___ ENTRIES ___
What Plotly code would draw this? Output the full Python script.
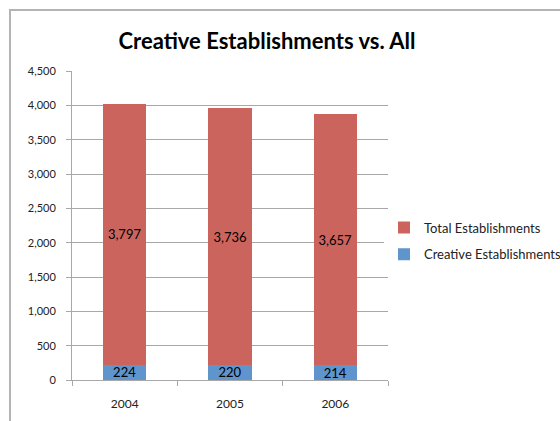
import plotly.graph_objects as go

years = ["2004", "2005", "2006"]
creative = [224, 220, 214]
total = [3797, 3736, 3657]
y_ticks = [0, 500, 1000, 1500, 2000, 2500, 3000, 3500, 4000, 4500]

W, H = 560, 421
L, R, T, B = 72, 172, 71, 41
pw, ph = W - L - R, H - T - B

def px_x(p):
    return (p - L) / pw

def px_y(p):
    return (H - B - p) / ph

FONT = "Lato, Open Sans, sans-serif"

fig = go.Figure()
fig.add_trace(go.Bar(
    x=years, y=creative, name="Creative Establishments", legendgroup="c",
    legendrank=2,
    marker=dict(color="#5F94CC", line=dict(width=0)),
    text=[f"{v:,}" for v in creative], textposition="inside", textangle=0,
    insidetextanchor="middle", constraintext="none",
    textfont=dict(family=FONT, size=13, color="#000000"),
))
fig.add_trace(go.Bar(
    x=years, y=total, name="Total Establishments", legendgroup="t",
    legendrank=1,
    marker=dict(color="#CC645E", line=dict(width=0)),
    text=[f"{v:,}" for v in total], textposition="inside", textangle=0,
    insidetextanchor="middle", constraintext="none",
    textfont=dict(family=FONT, size=13, color="#000000"),
))

fig.update_layout(
    width=W, height=H,
    barmode="stack", bargap=0.59,
    margin=dict(l=L, r=R, t=T, b=B, pad=0, autoexpand=False),
    paper_bgcolor="white", plot_bgcolor="white",
    font=dict(family=FONT, size=11, color="#222222"),
    title=dict(text="<b>Creative Establishments vs. All</b>",
               x=267 / W, xanchor="center", xref="container",
               y=1 - 41 / H, yanchor="middle", yref="container",
               font=dict(family=FONT, size=22, color="#000000")),
    legend=dict(traceorder="grouped", xref="container", yref="container",
                x=384 / W, xanchor="left",
                y=1 - 241 / H, yanchor="middle",
                font=dict(size=13, color="#222222"),
                itemsizing="constant", tracegroupgap=7),
    showlegend=True,
    xaxis=dict(type="category", showline=True, linecolor="#A8A8A8", linewidth=1,
               ticks="outside", tickson="boundaries", ticklen=5, tickcolor="#A8A8A8",
               showgrid=False, ticklabelstandoff=13,
               tickfont=dict(size=12, color="#222222")),
    yaxis=dict(range=[0, 4500], tickvals=y_ticks,
               ticktext=[f"{v:,}" for v in y_ticks],
               showline=True, linecolor="#A8A8A8", linewidth=1,
               ticks="outside", ticklen=5, tickcolor="#A8A8A8",
               showgrid=True, gridcolor="#A8A8A8", gridwidth=1,
               zeroline=False, ticklabelstandoff=8,
               tickfont=dict(size=11, color="#222222")),
    shapes=[dict(type="rect", xref="paper", yref="paper",
                 x0=px_x(10), x1=px_x(600), y0=px_y(460), y1=px_y(10),
                 line=dict(color="#B4B4B4", width=2), fillcolor="rgba(0,0,0,0)",
                 layer="below")],
)

fig.write_html("out.html", config={"displayModeBar": False},
               post_script="document.body.style.margin='0';document.body.style.overflow='hidden';")
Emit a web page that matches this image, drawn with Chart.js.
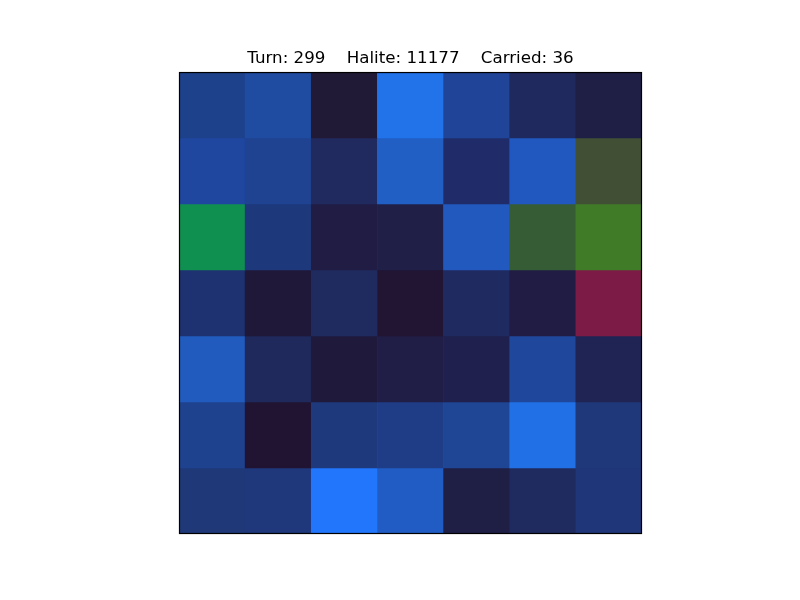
___
- [GIVEN REQUEST]
Would you set down the listing exactly, omitting pictures?

- [FULL ANSWER]
What Plotly code would draw this? Output the full Python script.
import plotly.graph_objects as go

years = ["2004", "2005", "2006"]
creative = [224, 220, 214]
total = [3797, 3736, 3657]
y_ticks = [0, 500, 1000, 1500, 2000, 2500, 3000, 3500, 4000, 4500]

W, H = 560, 421
L, R, T, B = 72, 172, 71, 41
pw, ph = W - L - R, H - T - B

def px_x(p):
    return (p - L) / pw

def px_y(p):
    return (H - B - p) / ph

FONT = "Lato, Open Sans, sans-serif"

fig = go.Figure()
fig.add_trace(go.Bar(
    x=years, y=creative, name="Creative Establishments", legendgroup="c",
    legendrank=2,
    marker=dict(color="#5F94CC", line=dict(width=0)),
    text=[f"{v:,}" for v in creative], textposition="inside", textangle=0,
    insidetextanchor="middle", constraintext="none",
    textfont=dict(family=FONT, size=13, color="#000000"),
))
fig.add_trace(go.Bar(
    x=years, y=total, name="Total Establishments", legendgroup="t",
    legendrank=1,
    marker=dict(color="#CC645E", line=dict(width=0)),
    text=[f"{v:,}" for v in total], textposition="inside", textangle=0,
    insidetextanchor="middle", constraintext="none",
    textfont=dict(family=FONT, size=13, color="#000000"),
))

fig.update_layout(
    width=W, height=H,
    barmode="stack", bargap=0.59,
    margin=dict(l=L, r=R, t=T, b=B, pad=0, autoexpand=False),
    paper_bgcolor="white", plot_bgcolor="white",
    font=dict(family=FONT, size=11, color="#222222"),
    title=dict(text="<b>Creative Establishments vs. All</b>",
               x=267 / W, xanchor="center", xref="container",
               y=1 - 41 / H, yanchor="middle", yref="container",
               font=dict(family=FONT, size=22, color="#000000")),
    legend=dict(traceorder="grouped", xref="container", yref="container",
                x=384 / W, xanchor="left",
                y=1 - 241 / H, yanchor="middle",
                font=dict(size=13, color="#222222"),
                itemsizing="constant", tracegroupgap=7),
    showlegend=True,
    xaxis=dict(type="category", showline=True, linecolor="#A8A8A8", linewidth=1,
               ticks="outside", tickson="boundaries", ticklen=5, tickcolor="#A8A8A8",
               showgrid=False, ticklabelstandoff=13,
               tickfont=dict(size=12, color="#222222")),
    yaxis=dict(range=[0, 4500], tickvals=y_ticks,
               ticktext=[f"{v:,}" for v in y_ticks],
               showline=True, linecolor="#A8A8A8", linewidth=1,
               ticks="outside", ticklen=5, tickcolor="#A8A8A8",
               showgrid=True, gridcolor="#A8A8A8", gridwidth=1,
               zeroline=False, ticklabelstandoff=8,
               tickfont=dict(size=11, color="#222222")),
    shapes=[dict(type="rect", xref="paper", yref="paper",
                 x0=px_x(10), x1=px_x(600), y0=px_y(460), y1=px_y(10),
                 line=dict(color="#B4B4B4", width=2), fillcolor="rgba(0,0,0,0)",
                 layer="below")],
)

fig.write_html("out.html", config={"displayModeBar": False},
               post_script="document.body.style.margin='0';document.body.style.overflow='hidden';")
Emit a web page that matches this image, drawn with Chart.js.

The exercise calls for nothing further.